I will, too, because today showed me the necessity of speaking Fulfulde as well as French.  Everyone I met in public-- the school teachers, the vendors at the marketplace, the old men lounging under trees laconically eating peanuts-- spoke French.  But once I ducked back into compounds, it was a different story.  The traditional wives and young children whose lives are defined by the compound walls often speak only Fulfulde, which meant I spent much of my day smiling and nodding uncomprehendingly.  In my own defense, I always started by warning, "Mi wolwata Fulfulde" -- I don't speak Fulfulde, one of the few phrases I've got down pat so far.  The women would laugh and laugh, as though this were a great punchline-- and promptly proceed to address great discourses at me in Fulfulde, the very language whose knowledge I had so recently disavowed.  And so I would sigh internally, and smile, and say "Jam!" at periodic intervals.  The Fulfulde equivalent of salaam, or peace, jam is an appropriate response to most questions.  How are you?  How are your wives?  How is your compound?  Crops looking good?  Jam.

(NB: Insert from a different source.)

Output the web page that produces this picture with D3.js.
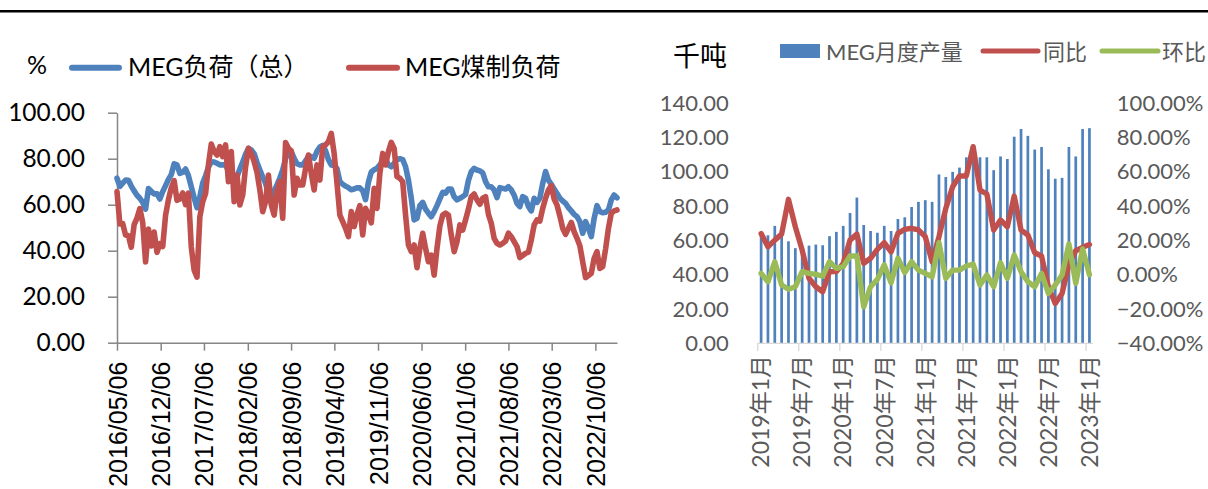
<!DOCTYPE html>
<html><head><meta charset="utf-8">
<script src="https://cdn.jsdelivr.net/npm/d3@7/dist/d3.min.js"></script>
<style>body{margin:0;background:#fff}svg{display:block}</style></head>
<body><svg id="c" width="1208" height="489"></svg>
<script>
// ---------- Left chart data (biweekly, from 2016/05/06) ----------
const leftStart = "2016-05-06";
const leftStepDays = 14;
const loadTotal = [71.5,68.0,69.4,70.7,70.6,68.1,66.0,64.1,62.8,61.0,58.1,67.0,65.8,64.7,64.7,62.5,65.7,68.3,71.0,73.1,77.8,77.3,73.6,74.1,75.5,72.6,67.8,62.9,58.7,63.5,69.4,72.6,76.3,78.7,78.6,78.0,77.3,77.3,77.3,74.8,72.8,70.7,72.2,75.5,78.6,81.9,84.5,83.8,82.2,78.4,75.1,72.0,69.3,64.7,62.8,66.0,68.6,71.6,75.1,
80.0,83.0,83.0,80.2,77.8,77.3,77.3,79.1,80.9,80.9,80.2,83.2,85.1,85.8,83.4,79.6,77.3,77.0,75.7,70.0,68.9,68.1,67.4,66.5,66.8,67.4,67.3,66.1,62.2,69.9,74.2,75.2,75.8,77.3,78.7,79.9,77.3,76.5,78.0,79.6,80.0,79.6,76.5,70.7,62.8,53.4,54.1,59.6,61.0,58.1,56.3,54.8,57.0,59.6,62.5,65.4,65.0,66.8,66.8,63.5,
62.1,62.8,63.5,64.5,70.6,74.4,75.8,75.1,74.7,73.9,70.0,67.8,67.8,66.4,63.1,67.4,67.1,66.8,67.8,66.4,64.2,60.6,59.2,63.5,62.8,59.2,57.3,62.8,61.0,62.8,69.3,74.4,70.7,68.9,66.8,64.9,62.8,61.6,60.6,58.7,57.3,55.8,54.8,52.6,47.6,52.6,49.7,46.1,54.1,59.6,57.0,56.5,56.7,57.7,62.1,64.2,63.0];
const loadCoal = [65.7,51.6,51.8,46.8,46.5,41.5,51.3,54.2,58.3,52.2,35.1,49.4,42.1,48.1,39.3,43.1,41.8,55.4,62.2,67.3,70.5,61.9,62.5,65.1,60.0,65.0,41.6,31.5,28.5,54.8,61.3,64.8,77.3,86.4,83.1,81.6,85.2,80.9,86.0,70.0,83.1,61.3,72.9,59.9,64.2,76.5,84.5,82.3,78.7,74.1,66.4,57.0,61.3,72.9,59.9,55.5,65.7,70.0,54.1,
87.0,84.5,83.4,64.2,71.5,68.6,68.6,75.8,81.6,73.6,66.4,77.3,70.7,85.2,86.0,87.4,91.0,82.3,69.3,55.5,52.6,49.7,46.1,57.0,50.5,55.8,59.6,46.8,58.4,55.8,52.1,67.1,58.4,73.6,82.3,77.3,83.1,87.1,84.5,72.2,71.5,70.0,55.5,42.5,39.6,42.5,32.6,41.0,47.6,41.0,35.2,38.1,29.4,41.0,50.7,55.5,56.3,55.5,46.8,39.6,
43.9,51.2,49.0,53.4,58.1,63.5,64.7,62.1,60.2,62.8,63.5,55.8,51.9,45.4,43.2,42.5,43.2,44.2,47.6,46.1,43.9,41.8,37.0,37.9,38.9,39.4,44.7,51.2,53.4,52.9,58.4,62.8,66.4,68.3,62.5,59.9,55.1,49.7,47.1,49.7,52.3,48.3,45.4,42.2,35.2,28.3,29.2,30.2,36.7,39.6,32.3,33.1,40.7,49.7,56.3,57.3,57.7];
const leftTickLabels = ["2016/05/06","2016/12/06","2017/07/06","2018/02/06","2018/09/06","2019/04/06","2019/11/06","2020/06/06","2021/01/06","2021/08/06","2022/03/06","2022/10/06"];
const leftYTicks = [0,20,40,60,80,100];

// ---------- Right chart data (monthly, 2019-01 .. 2023-01) ----------
const months = [];
for (let y = 2019; y <= 2023; y++) for (let m = 1; m <= 12; m++) { if (y === 2023 && m > 1) break; months.push(y + "年" + m + "月"); }
const output = [64,63,68.5,64.4,59.5,55.5,56.5,57,57.6,57.2,62.5,65,68.5,76,85,69,65.5,64.5,68.5,65.5,72.5,73.5,79.5,82.5,83.5,82.5,98.5,97,100,102.5,108.5,114.5,108.5,108.5,101,109,107.5,120.5,125,121,113,114.5,101.5,96,96.5,114.5,109,125,125.5];
const yoy = [24,16.3,20.2,23.7,44,28,14.4,-2.1,-7,-9.9,1.8,1.8,6.6,20.2,23.7,6.6,9.6,14.8,18.7,13.4,24.1,26.5,27.1,26.1,22.2,7.6,22.2,38.7,51.3,57.6,57.6,74.7,49.4,47.1,26.1,31.9,28,45.9,26.1,23.2,12.8,10.9,-7,-16.7,-10.9,6,14,16,17.6];
const mom = [0.8,-4.1,7.6,-6,-8.5,-7,1.8,0.8,0.2,-0.8,7.6,3.7,4.7,10.9,10.9,-18.7,-7,-2.7,5.7,-4.7,9.6,1.2,7.6,2.7,0.8,-1.2,18.7,-2.1,2.7,2.7,5.1,6.2,-6,-0.2,-7,7,-2.1,11.5,1.8,-4.1,-7,0.8,-10.9,-6,-0.2,18,-5,15,0];
const rightTickLabels = ["2019年1月","2019年7月","2020年1月","2020年7月","2021年1月","2021年7月","2022年1月","2022年7月","2023年1月"];
const rightYLeftTicks = [0,20,40,60,80,100,120,140];
const rightYRightTicks = [-40,-20,0,20,40,60,80,100];

// ---------- Styles ----------
const BLUE = "#4F81BD", RED = "#C0504D", GREEN = "#9BBB59";
const FONT = "Lato, 'Noto Sans CJK SC', sans-serif";
const CJK = "'Noto Sans CJK SC', sans-serif";

const svg = d3.select("#c");

// top rule
svg.append("line").attr("x1",0).attr("x2",1208).attr("y1",11.2).attr("y2",11.2)
  .attr("stroke","#000").attr("stroke-width",2.6);

// ===== LEFT CHART =====
const parse = d3.timeParse("%Y-%m-%d");
const parseTick = d3.timeParse("%Y/%m/%d");
const t0 = parse(leftStart);
const leftDates = loadTotal.map((_, i) => d3.timeDay.offset(t0, i * leftStepDays));
const xL = d3.scaleTime().domain([t0, leftDates[leftDates.length-1]]).range([117, 617]);
const yL = d3.scaleLinear().domain([0,100]).range([342.7,112.7]);

const gLy = svg.append("g").attr("transform","translate(117,0)")
  .call(d3.axisLeft(yL).tickValues(leftYTicks).tickFormat(d3.format(".2f")).tickSize(9).tickSizeOuter(0).tickPadding(23));
gLy.select(".domain").attr("stroke","#868686").attr("stroke-width",1.5);
gLy.selectAll(".tick line").attr("stroke","#868686").attr("stroke-width",1.5);
gLy.selectAll("text").attr("font-family",FONT).attr("font-size",24.5).attr("fill","#000");

const gLx = svg.append("g").attr("transform","translate(0,342.7)")
  .call(d3.axisBottom(xL).tickValues(leftTickLabels.map(s=>parseTick(s))).tickSize(8).tickSizeOuter(0)
    .tickFormat((d,i)=>leftTickLabels[i]));
gLx.select(".domain").attr("stroke","#868686").attr("stroke-width",1.5);
gLx.selectAll(".tick line").attr("stroke","#868686").attr("stroke-width",1.5);
gLx.selectAll("text").attr("font-family","'Liberation Sans', Arial, sans-serif").attr("font-size",25).attr("fill","#000")
  .attr("text-anchor","end").attr("transform","translate(0,19) rotate(-90)").attr("dy","0.36em").attr("y",0).attr("x",0);

const lineL = vals => d3.line().x((d,i)=>xL(leftDates[i])).y(d=>yL(d))(vals);
svg.append("path").attr("d",lineL(loadTotal)).attr("fill","none").attr("stroke",BLUE)
  .attr("stroke-width",5.6).attr("stroke-linejoin","round").attr("stroke-linecap","round");
svg.append("path").attr("d",lineL(loadCoal)).attr("fill","none").attr("stroke",RED)
  .attr("stroke-width",5.6).attr("stroke-linejoin","round").attr("stroke-linecap","round");

// left legend
svg.append("text").attr("x",27).attr("y",64).attr("dominant-baseline","central")
  .attr("font-family",FONT).attr("font-size",25).text("%");
svg.append("line").attr("x1",72).attr("x2",119).attr("y1",67.7).attr("y2",67.7)
  .attr("stroke",BLUE).attr("stroke-width",6).attr("stroke-linecap","round");
svg.append("text").attr("x",128).attr("y",66).attr("dominant-baseline","central")
  .attr("font-family",FONT).attr("font-size",25).text("MEG负荷（总）");
svg.append("line").attr("x1",349).attr("x2",397).attr("y1",67.7).attr("y2",67.7)
  .attr("stroke",RED).attr("stroke-width",6).attr("stroke-linecap","round");
svg.append("text").attr("x",405).attr("y",66).attr("dominant-baseline","central")
  .attr("font-family",FONT).attr("font-size",25).text("MEG煤制负荷");

// ===== RIGHT CHART =====
const xR = d3.scaleBand().domain(months).range([757.7, 757.7 + months.length*6.84]).padding(0);
const yR1 = d3.scaleLinear().domain([0,140]).range([343.3,103.3]);
const yR2 = d3.scaleLinear().domain([-40,100]).range([343.3,103.3]);
const bw = xR.bandwidth();

svg.append("g").selectAll("rect").data(output).join("rect")
  .attr("x",(d,i)=>xR(months[i]) + bw/2 - 1.35).attr("width",2.7)
  .attr("y",d=>yR1(d)).attr("height",d=>yR1(0)-yR1(d)).attr("fill",BLUE);

const gRl = svg.append("g").attr("transform",`translate(${xR.range()[0]},0)`)
  .call(d3.axisLeft(yR1).tickValues(rightYLeftTicks).tickFormat(d3.format(".2f")).tickSize(0).tickPadding(29));
gRl.select(".domain").remove();
gRl.selectAll("text").attr("font-family",FONT).attr("font-size",22).attr("fill","#595959");

const gRr = svg.append("g").attr("transform",`translate(${xR.range()[1]},0)`)
  .call(d3.axisRight(yR2).tickValues(rightYRightTicks).tickFormat(d=>d3.format(".2f")(d)+"%").tickSize(0).tickPadding(24));
gRr.select(".domain").remove();
gRr.selectAll("text").attr("font-family",FONT).attr("font-size",22).attr("fill","#595959");

// x axis
const tickIdx = rightTickLabels.map(l => months.indexOf(l));
const gRx = svg.append("g");
gRx.append("line").attr("x1",xR.range()[0]).attr("x2",xR.range()[1]).attr("y1",343.3).attr("y2",343.3)
  .attr("stroke","#D9D9D9").attr("stroke-width",1.3);
gRx.selectAll("line.tk").data(tickIdx).join("line").attr("class","tk")
  .attr("x1",i=>xR(months[i])).attr("x2",i=>xR(months[i])).attr("y1",343.3).attr("y2",351)
  .attr("stroke","#D9D9D9").attr("stroke-width",1.3);
gRx.selectAll("text").data(tickIdx).join("text")
  .attr("transform",i=>`translate(${xR(months[i])+bw/2},355) rotate(-90)`)
  .attr("text-anchor","end").attr("dy","0.36em")
  .attr("font-family",FONT).attr("font-size",23).attr("fill","#595959")
  .text(i=>months[i]);

const lineR = vals => d3.line().x((d,i)=>xR(months[i])+bw/2).y(d=>yR2(d))(vals);
svg.append("path").attr("d",lineR(yoy)).attr("fill","none").attr("stroke",RED)
  .attr("stroke-width",5.4).attr("stroke-linejoin","round").attr("stroke-linecap","round");
svg.append("path").attr("d",lineR(mom)).attr("fill","none").attr("stroke",GREEN)
  .attr("stroke-width",5.4).attr("stroke-linejoin","round").attr("stroke-linecap","round");

// right legend
svg.append("text").attr("x",673).attr("y",54).attr("dominant-baseline","central")
  .attr("font-family",CJK).attr("font-size",27).attr("fill","#000").text("千吨");
svg.append("rect").attr("x",780).attr("y",44).attr("width",40).attr("height",14).attr("fill",BLUE);
svg.append("text").attr("x",826).attr("y",51).attr("dominant-baseline","central")
  .attr("font-family",FONT).attr("font-size",22).attr("fill","#595959").text("MEG月度产量");
svg.append("line").attr("x1",983).attr("x2",1038).attr("y1",51).attr("y2",51)
  .attr("stroke",RED).attr("stroke-width",5).attr("stroke-linecap","round");
svg.append("text").attr("x",1043).attr("y",51).attr("dominant-baseline","central")
  .attr("font-family",FONT).attr("font-size",22).attr("fill","#595959").text("同比");
svg.append("line").attr("x1",1102).attr("x2",1158).attr("y1",51).attr("y2",51)
  .attr("stroke",GREEN).attr("stroke-width",5).attr("stroke-linecap","round");
svg.append("text").attr("x",1162).attr("y",51).attr("dominant-baseline","central")
  .attr("font-family",FONT).attr("font-size",22).attr("fill","#595959").text("环比");
</script></body></html>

I think at some point while I was shelling peanuts with the senior wife of the lamido, or traditional chief, I must have been asked if I wanted a Muslim name, or perhaps told I needed one, as mine is just foreign and wierd.  I imagine I smiled, and probably nodded.  I don't know if I was given a selection, or merely asked what I thought of the name Adama.  In either case, I'm sure I grinned benignly, and maybe slipped in a "Jam!" All I know is the outcome of these diplomatic negotiations: everyone I've run into since, including people I've never met, has started calling me Adama, or Laura Adama.

I spent the evening with Mairamou, a friend of (you guessed it) Meghan's who has been acting as my community host, and several of her friends from village.  Several, including a couple of refreshingly sassy Southerners from Ebolowa, were posted here by the Ministries of Health or Education; nurses and schoolteachers are often sent all over the country with no say in the matter. A more highly educated crowd than the women with whom I had spent the afternoon, they are acutely aware of the needs facing Mandama.  I spent the evening listening as they told me about using soy flour to combat malnutrition and increasing gender equality in the schools.  To be fair, it's entirely possible that my landlord's wives were telling me about the same subjects this morning.  In response to which I smiled vapidly and said, "Peace!"